SHORT TASK —
Pictures in the data should be dropped; transcribe exactly the lines from the one that has "What D3.js code" through the one that has "0.8, 0.9, 1.0];".

DATA SUPPLIED —
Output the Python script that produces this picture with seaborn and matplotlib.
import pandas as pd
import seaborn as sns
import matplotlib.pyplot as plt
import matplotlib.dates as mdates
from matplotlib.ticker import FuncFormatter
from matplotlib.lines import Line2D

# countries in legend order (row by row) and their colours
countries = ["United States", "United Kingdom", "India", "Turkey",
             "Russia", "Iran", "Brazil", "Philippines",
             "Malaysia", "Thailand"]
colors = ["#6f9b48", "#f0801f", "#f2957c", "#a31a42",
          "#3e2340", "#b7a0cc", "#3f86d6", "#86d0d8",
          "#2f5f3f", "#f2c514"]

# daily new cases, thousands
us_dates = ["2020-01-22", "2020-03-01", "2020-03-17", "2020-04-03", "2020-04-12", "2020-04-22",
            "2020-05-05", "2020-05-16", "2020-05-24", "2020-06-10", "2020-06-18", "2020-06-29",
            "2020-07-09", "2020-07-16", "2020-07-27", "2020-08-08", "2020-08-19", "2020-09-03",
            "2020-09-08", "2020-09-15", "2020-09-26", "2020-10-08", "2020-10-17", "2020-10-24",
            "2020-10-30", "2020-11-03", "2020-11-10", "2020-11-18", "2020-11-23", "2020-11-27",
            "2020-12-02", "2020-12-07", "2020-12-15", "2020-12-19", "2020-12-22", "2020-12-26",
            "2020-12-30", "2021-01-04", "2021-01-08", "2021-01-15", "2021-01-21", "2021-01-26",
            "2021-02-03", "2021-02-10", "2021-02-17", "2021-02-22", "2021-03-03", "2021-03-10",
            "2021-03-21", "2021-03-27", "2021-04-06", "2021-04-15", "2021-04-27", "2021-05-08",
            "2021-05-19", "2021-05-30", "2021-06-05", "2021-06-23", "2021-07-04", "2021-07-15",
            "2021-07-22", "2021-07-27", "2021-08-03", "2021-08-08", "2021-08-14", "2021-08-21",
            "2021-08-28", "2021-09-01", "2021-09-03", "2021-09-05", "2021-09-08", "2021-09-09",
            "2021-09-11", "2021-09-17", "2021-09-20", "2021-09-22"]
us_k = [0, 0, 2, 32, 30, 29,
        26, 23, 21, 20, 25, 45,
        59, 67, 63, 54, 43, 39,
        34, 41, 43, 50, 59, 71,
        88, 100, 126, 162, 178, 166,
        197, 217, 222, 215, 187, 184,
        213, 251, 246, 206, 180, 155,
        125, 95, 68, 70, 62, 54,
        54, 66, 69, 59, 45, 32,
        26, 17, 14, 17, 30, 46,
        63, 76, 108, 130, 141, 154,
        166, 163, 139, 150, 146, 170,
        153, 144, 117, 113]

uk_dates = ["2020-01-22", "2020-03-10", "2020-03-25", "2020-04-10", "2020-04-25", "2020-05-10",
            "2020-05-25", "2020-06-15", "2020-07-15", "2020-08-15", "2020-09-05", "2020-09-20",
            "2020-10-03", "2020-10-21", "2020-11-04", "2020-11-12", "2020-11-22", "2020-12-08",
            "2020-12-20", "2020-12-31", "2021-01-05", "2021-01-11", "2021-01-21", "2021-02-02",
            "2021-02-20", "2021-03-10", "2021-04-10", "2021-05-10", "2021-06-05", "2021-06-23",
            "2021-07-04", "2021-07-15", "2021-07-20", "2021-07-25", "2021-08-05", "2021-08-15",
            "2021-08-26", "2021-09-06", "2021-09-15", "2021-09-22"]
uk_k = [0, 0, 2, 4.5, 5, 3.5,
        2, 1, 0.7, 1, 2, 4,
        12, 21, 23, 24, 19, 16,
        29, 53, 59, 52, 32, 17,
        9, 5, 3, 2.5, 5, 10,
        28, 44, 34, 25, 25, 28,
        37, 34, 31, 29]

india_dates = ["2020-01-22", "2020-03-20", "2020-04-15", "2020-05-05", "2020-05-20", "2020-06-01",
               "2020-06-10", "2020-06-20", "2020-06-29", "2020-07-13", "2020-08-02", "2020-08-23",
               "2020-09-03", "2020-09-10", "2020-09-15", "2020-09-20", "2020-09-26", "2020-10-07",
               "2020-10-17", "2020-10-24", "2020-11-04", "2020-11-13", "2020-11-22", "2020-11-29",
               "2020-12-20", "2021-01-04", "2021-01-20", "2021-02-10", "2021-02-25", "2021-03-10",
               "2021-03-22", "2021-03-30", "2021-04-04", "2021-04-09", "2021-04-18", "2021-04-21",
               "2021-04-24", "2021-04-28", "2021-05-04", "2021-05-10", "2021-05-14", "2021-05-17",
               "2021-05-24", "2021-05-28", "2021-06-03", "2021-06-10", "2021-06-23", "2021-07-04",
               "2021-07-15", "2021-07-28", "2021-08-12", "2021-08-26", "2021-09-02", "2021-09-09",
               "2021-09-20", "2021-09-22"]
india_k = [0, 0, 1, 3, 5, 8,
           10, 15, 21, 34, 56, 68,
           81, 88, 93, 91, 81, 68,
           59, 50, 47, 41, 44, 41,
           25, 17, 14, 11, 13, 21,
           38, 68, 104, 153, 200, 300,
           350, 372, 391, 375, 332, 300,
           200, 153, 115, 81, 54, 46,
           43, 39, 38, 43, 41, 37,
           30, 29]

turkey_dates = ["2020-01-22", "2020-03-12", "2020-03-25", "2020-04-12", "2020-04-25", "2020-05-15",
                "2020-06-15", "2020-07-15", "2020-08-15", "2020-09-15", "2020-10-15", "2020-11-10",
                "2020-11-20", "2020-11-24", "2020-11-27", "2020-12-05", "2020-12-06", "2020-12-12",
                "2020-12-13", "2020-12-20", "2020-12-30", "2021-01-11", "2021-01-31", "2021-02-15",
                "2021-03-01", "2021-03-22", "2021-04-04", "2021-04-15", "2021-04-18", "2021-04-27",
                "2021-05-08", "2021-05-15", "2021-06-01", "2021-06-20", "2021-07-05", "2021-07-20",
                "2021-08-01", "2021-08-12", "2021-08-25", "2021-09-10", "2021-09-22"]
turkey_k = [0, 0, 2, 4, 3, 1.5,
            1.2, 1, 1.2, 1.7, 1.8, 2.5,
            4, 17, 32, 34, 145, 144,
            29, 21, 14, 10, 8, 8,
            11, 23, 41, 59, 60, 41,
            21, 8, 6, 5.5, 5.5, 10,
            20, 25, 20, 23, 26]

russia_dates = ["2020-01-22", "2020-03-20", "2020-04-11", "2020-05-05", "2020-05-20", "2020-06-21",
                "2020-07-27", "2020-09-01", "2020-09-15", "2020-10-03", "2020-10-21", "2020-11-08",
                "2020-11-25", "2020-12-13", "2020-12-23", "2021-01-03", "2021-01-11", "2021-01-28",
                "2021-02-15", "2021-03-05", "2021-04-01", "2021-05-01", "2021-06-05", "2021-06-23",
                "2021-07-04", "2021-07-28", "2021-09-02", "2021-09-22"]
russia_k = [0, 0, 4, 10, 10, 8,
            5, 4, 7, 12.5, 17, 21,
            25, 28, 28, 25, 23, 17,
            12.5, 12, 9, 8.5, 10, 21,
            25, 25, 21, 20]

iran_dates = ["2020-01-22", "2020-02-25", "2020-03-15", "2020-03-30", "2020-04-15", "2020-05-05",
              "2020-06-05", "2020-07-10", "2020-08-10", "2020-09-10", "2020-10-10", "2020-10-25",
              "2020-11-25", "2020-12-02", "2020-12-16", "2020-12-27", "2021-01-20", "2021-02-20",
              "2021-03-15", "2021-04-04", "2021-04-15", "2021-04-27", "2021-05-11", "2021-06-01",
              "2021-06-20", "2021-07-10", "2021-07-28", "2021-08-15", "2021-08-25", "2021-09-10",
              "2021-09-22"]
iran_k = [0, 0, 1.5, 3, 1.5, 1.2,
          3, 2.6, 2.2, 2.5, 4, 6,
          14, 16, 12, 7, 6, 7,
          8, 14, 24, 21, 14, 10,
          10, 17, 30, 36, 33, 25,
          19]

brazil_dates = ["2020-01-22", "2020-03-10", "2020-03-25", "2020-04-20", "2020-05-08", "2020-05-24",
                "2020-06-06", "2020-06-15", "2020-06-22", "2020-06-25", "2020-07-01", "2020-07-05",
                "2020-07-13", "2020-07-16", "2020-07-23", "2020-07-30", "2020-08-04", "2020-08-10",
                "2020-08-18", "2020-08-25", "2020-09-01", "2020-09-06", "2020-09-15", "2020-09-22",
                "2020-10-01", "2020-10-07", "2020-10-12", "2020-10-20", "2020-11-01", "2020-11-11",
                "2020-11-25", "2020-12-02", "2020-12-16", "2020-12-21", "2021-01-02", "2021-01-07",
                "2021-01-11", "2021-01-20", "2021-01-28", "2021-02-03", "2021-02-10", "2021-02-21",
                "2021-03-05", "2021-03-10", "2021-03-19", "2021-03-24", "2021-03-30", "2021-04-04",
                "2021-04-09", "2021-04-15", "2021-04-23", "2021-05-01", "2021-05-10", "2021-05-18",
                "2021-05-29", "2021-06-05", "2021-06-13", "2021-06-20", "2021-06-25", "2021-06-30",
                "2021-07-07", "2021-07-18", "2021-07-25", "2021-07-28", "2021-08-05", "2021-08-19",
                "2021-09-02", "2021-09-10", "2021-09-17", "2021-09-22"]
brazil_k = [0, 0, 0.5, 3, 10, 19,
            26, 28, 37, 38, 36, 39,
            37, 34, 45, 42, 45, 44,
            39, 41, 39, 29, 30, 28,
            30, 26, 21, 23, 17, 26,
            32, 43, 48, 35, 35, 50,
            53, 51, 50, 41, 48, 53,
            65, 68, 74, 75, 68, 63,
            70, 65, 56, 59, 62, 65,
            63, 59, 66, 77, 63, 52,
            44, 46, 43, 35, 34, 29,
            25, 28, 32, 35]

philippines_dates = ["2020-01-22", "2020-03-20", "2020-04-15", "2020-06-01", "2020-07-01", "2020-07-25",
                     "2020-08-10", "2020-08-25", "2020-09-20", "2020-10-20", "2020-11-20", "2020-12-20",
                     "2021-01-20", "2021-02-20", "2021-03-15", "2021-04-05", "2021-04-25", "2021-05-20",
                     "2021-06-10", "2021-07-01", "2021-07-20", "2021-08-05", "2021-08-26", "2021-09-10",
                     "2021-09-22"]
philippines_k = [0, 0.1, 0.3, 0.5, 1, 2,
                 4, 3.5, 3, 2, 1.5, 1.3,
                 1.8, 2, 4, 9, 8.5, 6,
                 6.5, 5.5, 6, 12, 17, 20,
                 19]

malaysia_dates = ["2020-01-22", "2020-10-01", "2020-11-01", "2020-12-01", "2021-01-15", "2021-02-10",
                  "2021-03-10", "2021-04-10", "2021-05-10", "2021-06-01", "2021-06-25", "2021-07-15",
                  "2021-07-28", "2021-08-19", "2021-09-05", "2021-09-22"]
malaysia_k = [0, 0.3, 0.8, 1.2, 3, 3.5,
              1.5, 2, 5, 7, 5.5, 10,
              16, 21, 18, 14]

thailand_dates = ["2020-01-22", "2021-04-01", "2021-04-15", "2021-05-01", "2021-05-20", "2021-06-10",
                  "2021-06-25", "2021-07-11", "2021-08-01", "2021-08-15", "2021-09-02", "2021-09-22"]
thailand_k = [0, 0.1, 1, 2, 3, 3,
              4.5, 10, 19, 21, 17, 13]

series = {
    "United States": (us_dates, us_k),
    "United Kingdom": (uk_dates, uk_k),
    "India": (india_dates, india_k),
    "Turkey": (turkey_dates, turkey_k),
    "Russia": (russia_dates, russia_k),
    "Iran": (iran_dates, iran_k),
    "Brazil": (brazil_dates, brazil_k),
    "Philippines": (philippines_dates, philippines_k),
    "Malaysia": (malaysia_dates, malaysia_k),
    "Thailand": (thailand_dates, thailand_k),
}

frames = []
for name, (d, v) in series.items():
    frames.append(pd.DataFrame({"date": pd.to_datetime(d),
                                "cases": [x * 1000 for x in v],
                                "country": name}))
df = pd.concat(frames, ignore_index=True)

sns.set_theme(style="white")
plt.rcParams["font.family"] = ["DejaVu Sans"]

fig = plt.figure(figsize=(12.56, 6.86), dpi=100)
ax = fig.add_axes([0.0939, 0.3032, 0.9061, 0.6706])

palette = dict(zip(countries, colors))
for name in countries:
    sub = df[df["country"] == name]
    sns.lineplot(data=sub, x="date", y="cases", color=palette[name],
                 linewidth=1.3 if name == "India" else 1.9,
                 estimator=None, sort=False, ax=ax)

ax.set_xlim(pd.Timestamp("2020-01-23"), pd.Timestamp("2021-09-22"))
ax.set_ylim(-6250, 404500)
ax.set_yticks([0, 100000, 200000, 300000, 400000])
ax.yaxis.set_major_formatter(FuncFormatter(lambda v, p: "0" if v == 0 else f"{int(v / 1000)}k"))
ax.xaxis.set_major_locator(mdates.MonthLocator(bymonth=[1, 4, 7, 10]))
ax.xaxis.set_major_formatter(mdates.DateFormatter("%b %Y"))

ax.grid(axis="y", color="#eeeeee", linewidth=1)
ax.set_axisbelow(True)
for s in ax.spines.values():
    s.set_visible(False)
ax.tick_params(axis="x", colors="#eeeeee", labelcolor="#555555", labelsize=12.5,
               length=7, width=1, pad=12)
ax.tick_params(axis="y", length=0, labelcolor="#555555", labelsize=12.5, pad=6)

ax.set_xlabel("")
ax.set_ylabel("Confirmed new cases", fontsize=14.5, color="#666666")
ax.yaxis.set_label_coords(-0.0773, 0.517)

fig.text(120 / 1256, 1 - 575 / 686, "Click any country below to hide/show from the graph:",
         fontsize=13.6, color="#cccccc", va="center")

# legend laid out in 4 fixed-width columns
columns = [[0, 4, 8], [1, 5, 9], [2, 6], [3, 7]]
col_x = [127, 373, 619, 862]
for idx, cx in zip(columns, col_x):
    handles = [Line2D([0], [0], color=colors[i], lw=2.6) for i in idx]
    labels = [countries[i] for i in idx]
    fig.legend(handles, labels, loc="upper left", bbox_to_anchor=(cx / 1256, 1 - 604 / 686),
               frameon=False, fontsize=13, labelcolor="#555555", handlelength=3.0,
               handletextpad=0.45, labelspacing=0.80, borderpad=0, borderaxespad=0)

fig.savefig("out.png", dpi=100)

...

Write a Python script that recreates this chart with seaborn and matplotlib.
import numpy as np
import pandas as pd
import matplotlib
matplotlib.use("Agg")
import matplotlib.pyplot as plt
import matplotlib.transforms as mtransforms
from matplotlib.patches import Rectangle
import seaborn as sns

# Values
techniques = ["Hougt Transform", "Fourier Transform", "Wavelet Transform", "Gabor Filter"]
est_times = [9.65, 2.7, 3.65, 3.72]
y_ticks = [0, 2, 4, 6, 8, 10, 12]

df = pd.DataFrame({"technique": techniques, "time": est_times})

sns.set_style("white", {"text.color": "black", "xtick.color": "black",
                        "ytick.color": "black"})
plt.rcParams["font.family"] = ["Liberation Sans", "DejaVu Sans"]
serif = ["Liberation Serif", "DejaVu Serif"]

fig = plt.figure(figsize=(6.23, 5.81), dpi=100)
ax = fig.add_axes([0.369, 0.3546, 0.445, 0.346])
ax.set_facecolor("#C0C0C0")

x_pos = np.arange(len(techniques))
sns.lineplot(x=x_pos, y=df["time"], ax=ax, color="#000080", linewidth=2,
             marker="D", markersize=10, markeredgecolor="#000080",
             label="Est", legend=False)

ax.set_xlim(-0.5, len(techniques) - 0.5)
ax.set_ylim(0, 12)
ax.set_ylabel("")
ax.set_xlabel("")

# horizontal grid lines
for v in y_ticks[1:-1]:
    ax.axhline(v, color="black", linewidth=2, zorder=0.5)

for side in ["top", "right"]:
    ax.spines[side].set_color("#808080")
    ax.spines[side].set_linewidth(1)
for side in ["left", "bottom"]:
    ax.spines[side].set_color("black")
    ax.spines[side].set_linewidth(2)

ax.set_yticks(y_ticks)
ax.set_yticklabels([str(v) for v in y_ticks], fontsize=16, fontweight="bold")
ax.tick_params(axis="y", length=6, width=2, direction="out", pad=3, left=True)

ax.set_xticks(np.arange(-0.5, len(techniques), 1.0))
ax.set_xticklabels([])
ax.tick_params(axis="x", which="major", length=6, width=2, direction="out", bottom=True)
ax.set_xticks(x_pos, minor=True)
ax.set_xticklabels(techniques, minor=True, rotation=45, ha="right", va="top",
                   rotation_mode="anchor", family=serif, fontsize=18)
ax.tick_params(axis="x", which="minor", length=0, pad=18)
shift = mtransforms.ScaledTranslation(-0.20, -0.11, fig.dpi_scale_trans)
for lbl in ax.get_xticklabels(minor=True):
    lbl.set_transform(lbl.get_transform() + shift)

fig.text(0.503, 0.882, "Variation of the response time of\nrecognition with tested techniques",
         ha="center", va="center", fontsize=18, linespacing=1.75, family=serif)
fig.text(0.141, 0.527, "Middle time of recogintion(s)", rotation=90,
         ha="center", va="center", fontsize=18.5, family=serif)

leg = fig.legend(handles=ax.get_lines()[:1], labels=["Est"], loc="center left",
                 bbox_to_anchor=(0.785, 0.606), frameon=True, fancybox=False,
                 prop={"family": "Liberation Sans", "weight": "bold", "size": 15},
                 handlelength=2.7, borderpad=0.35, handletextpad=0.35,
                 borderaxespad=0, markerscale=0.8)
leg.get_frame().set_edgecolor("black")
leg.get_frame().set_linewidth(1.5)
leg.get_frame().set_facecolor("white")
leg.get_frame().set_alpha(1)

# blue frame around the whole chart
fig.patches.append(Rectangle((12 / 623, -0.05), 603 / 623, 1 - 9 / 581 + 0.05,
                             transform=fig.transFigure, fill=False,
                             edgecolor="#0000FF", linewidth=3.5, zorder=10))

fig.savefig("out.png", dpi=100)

--

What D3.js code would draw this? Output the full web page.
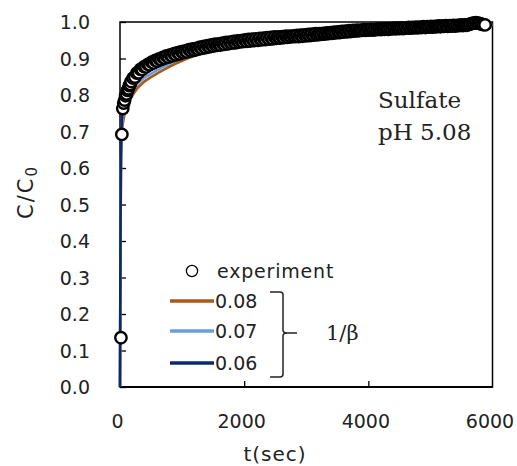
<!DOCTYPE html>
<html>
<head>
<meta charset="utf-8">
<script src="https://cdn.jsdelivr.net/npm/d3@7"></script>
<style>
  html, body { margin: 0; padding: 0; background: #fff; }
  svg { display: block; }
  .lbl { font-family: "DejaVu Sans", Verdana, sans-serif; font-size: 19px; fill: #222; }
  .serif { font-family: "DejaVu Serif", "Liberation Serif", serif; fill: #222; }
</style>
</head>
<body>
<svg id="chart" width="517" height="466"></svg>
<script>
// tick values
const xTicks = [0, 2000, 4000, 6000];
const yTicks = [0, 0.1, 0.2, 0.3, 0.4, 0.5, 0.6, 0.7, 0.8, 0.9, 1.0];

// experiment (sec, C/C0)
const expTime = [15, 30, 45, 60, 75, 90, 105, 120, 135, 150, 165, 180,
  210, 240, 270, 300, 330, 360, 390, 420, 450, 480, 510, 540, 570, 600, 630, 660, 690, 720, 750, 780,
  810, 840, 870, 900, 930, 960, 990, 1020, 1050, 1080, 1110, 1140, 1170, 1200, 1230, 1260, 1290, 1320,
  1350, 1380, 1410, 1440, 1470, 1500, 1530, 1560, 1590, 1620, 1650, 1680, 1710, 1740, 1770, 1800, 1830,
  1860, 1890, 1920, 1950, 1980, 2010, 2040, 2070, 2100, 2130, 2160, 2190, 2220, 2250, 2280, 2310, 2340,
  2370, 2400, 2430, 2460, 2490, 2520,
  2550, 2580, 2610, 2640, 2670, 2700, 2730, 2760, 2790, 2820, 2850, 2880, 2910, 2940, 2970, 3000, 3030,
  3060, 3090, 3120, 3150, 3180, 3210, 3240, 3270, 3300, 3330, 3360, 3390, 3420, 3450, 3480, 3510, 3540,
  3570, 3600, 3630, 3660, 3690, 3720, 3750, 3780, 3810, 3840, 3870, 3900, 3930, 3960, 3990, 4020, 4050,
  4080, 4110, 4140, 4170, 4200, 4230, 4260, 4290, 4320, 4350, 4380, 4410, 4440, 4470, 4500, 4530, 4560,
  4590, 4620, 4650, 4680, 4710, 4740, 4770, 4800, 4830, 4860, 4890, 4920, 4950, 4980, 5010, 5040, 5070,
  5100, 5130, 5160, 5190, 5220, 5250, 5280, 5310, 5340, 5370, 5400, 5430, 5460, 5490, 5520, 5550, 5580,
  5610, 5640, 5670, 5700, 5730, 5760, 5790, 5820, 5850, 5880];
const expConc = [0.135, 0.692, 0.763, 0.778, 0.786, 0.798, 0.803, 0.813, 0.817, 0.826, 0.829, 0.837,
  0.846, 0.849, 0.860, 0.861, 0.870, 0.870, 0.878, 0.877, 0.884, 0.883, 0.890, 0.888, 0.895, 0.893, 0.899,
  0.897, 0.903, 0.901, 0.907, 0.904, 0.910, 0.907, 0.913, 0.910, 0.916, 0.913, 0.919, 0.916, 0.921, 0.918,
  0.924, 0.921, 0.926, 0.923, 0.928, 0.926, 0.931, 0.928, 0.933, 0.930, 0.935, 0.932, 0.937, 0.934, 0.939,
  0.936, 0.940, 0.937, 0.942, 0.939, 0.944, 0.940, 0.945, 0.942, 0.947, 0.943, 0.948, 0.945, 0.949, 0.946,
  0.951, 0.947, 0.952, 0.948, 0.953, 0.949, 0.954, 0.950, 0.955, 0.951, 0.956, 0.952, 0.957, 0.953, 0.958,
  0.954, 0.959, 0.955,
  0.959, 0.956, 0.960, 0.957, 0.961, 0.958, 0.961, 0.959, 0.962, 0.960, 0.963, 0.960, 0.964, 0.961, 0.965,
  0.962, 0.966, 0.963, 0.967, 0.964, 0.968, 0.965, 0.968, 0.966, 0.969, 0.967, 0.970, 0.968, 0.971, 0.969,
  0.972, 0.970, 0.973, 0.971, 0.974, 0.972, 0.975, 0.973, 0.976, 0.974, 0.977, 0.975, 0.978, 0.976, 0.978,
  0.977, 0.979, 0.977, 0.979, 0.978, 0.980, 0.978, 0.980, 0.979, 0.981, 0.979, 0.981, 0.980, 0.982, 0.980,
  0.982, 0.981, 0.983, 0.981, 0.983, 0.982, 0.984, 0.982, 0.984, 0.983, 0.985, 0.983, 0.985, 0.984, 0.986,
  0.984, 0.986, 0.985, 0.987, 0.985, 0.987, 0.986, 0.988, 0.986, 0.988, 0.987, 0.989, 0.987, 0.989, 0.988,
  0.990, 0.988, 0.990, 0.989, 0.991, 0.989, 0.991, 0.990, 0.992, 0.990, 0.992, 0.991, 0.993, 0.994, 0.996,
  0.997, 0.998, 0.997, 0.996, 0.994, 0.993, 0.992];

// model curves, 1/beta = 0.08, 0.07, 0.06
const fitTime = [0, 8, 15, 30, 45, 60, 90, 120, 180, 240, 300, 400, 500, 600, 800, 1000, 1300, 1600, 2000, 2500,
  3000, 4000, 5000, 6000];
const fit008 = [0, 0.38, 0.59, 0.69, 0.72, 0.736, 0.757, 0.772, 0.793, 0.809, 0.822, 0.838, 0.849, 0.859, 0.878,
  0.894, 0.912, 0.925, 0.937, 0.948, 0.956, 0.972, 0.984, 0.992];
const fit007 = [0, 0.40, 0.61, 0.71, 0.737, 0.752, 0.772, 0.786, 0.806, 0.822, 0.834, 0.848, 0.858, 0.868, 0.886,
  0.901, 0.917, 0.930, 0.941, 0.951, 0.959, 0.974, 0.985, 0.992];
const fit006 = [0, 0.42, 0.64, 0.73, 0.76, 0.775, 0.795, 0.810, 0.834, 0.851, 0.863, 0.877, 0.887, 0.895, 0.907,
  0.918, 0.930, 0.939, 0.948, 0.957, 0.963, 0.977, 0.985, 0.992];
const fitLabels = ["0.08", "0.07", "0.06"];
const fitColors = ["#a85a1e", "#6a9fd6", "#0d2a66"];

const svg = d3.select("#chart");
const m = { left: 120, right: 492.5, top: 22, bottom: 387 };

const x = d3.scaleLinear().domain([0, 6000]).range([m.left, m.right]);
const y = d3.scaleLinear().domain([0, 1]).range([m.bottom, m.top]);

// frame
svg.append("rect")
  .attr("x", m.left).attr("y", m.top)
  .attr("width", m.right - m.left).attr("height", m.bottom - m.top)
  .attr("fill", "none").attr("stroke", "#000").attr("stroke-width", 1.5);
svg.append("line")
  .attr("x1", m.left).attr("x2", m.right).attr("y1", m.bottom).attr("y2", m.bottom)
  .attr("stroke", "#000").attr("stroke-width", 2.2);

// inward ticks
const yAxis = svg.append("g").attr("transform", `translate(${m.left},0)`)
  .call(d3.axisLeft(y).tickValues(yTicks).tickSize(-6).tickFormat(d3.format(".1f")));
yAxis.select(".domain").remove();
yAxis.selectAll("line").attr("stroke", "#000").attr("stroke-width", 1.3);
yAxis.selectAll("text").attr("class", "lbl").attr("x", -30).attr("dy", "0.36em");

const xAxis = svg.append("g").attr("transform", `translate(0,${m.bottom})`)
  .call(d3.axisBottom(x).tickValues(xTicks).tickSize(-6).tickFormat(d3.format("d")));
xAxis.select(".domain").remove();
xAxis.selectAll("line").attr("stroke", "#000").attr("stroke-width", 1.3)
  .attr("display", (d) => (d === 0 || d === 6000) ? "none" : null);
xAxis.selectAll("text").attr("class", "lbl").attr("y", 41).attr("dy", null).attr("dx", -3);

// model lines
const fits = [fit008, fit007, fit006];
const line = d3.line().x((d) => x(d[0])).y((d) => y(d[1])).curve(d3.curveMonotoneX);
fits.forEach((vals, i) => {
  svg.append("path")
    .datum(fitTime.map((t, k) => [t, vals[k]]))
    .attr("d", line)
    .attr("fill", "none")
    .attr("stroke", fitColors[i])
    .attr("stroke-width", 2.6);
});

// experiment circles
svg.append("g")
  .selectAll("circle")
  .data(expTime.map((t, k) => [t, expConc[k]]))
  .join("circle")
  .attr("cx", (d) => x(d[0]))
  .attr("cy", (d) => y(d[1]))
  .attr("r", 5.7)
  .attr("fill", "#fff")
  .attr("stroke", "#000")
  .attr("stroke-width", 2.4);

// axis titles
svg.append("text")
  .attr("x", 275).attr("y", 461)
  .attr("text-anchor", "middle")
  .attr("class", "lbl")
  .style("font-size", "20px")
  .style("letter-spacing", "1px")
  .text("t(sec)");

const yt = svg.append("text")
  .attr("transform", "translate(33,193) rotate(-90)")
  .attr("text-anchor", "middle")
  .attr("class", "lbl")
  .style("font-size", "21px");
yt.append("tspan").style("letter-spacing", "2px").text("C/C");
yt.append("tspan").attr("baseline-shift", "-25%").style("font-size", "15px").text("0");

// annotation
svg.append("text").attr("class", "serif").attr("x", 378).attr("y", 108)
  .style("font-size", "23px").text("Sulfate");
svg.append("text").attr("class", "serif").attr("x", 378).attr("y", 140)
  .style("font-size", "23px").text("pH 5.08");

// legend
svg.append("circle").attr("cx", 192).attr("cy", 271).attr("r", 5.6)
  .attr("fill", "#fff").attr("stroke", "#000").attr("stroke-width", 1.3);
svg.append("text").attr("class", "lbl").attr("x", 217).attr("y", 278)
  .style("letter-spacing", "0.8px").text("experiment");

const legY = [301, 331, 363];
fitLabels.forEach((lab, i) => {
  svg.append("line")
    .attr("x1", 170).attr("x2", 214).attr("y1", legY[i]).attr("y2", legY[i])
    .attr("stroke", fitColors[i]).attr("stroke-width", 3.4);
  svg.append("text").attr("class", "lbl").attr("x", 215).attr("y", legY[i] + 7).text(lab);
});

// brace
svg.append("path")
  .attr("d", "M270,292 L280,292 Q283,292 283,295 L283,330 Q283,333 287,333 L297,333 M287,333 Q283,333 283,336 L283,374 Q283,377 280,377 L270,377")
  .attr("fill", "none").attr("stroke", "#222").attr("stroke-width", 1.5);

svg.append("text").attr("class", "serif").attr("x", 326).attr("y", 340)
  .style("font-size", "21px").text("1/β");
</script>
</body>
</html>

FULL SOLUTION —
What D3.js code would draw this? Output the full web page.
<!DOCTYPE html>
<html>
<head>
<meta charset="utf-8">
<script src="https://cdn.jsdelivr.net/npm/d3@7"></script>
<style>
  html, body { margin: 0; padding: 0; background: #fff; }
  svg { display: block; }
  .lbl { font-family: "DejaVu Sans", Verdana, sans-serif; font-size: 19px; fill: #222; }
  .serif { font-family: "DejaVu Serif", "Liberation Serif", serif; fill: #222; }
</style>
</head>
<body>
<svg id="chart" width="517" height="466"></svg>
<script>
// tick values
const xTicks = [0, 2000, 4000, 6000];
const yTicks = [0, 0.1, 0.2, 0.3, 0.4, 0.5, 0.6, 0.7, 0.8, 0.9, 1.0];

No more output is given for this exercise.